* Data segment *
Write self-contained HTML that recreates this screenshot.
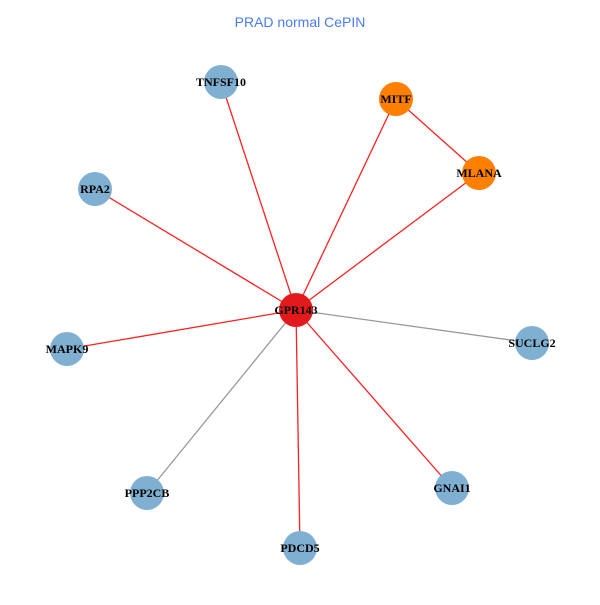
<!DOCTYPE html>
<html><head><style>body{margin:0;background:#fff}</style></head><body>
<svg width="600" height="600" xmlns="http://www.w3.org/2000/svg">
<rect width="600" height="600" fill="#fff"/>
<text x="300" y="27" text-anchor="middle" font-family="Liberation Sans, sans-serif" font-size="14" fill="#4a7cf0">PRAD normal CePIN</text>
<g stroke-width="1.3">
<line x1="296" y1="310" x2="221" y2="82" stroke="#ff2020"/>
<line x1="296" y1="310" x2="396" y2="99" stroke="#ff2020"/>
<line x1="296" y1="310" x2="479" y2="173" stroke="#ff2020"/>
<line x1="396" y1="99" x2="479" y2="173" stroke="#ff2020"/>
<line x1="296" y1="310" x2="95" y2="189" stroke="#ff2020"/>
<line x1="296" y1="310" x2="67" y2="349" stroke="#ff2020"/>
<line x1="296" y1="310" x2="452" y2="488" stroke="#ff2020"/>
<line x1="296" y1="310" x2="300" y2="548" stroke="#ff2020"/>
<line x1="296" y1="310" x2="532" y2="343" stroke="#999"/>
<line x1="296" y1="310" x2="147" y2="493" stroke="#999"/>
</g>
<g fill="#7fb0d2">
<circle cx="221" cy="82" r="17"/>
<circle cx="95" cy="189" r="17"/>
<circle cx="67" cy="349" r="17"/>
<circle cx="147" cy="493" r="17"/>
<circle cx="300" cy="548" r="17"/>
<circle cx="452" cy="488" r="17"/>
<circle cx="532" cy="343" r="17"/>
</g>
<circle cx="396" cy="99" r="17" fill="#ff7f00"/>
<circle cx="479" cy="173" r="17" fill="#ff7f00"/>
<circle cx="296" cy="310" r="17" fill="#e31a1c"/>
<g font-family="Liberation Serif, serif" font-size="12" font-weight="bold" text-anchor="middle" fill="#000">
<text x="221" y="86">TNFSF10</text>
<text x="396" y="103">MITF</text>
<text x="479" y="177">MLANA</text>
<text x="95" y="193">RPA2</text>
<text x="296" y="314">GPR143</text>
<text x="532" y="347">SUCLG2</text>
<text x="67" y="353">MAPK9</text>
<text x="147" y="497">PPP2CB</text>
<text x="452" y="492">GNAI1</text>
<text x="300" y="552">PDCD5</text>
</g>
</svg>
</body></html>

* Directions for this task *
Repeat the data exactly, dropping every picture it holds.

* Written response *
Write self-contained HTML that recreates this screenshot.
<!DOCTYPE html>
<html><head><style>body{margin:0;background:#fff}</style></head><body>
<svg width="600" height="600" xmlns="http://www.w3.org/2000/svg">
<rect width="600" height="600" fill="#fff"/>
<text x="300" y="27" text-anchor="middle" font-family="Liberation Sans, sans-serif" font-size="14" fill="#4a7cf0">PRAD normal CePIN</text>
<g stroke-width="1.3">
<line x1="296" y1="310" x2="221" y2="82" stroke="#ff2020"/>
<line x1="296" y1="310" x2="396" y2="99" stroke="#ff2020"/>
<line x1="296" y1="310" x2="479" y2="173" stroke="#ff2020"/>
<line x1="396" y1="99" x2="479" y2="173" stroke="#ff2020"/>
<line x1="296" y1="310" x2="95" y2="189" stroke="#ff2020"/>
<line x1="296" y1="310" x2="67" y2="349" stroke="#ff2020"/>
<line x1="296" y1="310" x2="452" y2="488" stroke="#ff2020"/>
<line x1="296" y1="310" x2="300" y2="548" stroke="#ff2020"/>
<line x1="296" y1="310" x2="532" y2="343" stroke="#999"/>
<line x1="296" y1="310" x2="147" y2="493" stroke="#999"/>
</g>
<g fill="#7fb0d2">
<circle cx="221" cy="82" r="17"/>
<circle cx="95" cy="189" r="17"/>
<circle cx="67" cy="349" r="17"/>
<circle cx="147" cy="493" r="17"/>
<circle cx="300" cy="548" r="17"/>
<circle cx="452" cy="488" r="17"/>
<circle cx="532" cy="343" r="17"/>
</g>
<circle cx="396" cy="99" r="17" fill="#ff7f00"/>
<circle cx="479" cy="173" r="17" fill="#ff7f00"/>
<circle cx="296" cy="310" r="17" fill="#e31a1c"/>
<g font-family="Liberation Serif, serif" font-size="12" font-weight="bold" text-anchor="middle" fill="#000">
<text x="221" y="86">TNFSF10</text>
<text x="396" y="103">MITF</text>
<text x="479" y="177">MLANA</text>
<text x="95" y="193">RPA2</text>
<text x="296" y="314">GPR143</text>
<text x="532" y="347">SUCLG2</text>
<text x="67" y="353">MAPK9</text>
<text x="147" y="497">PPP2CB</text>
<text x="452" y="492">GNAI1</text>
<text x="300" y="552">PDCD5</text>
</g>
</svg>
</body></html>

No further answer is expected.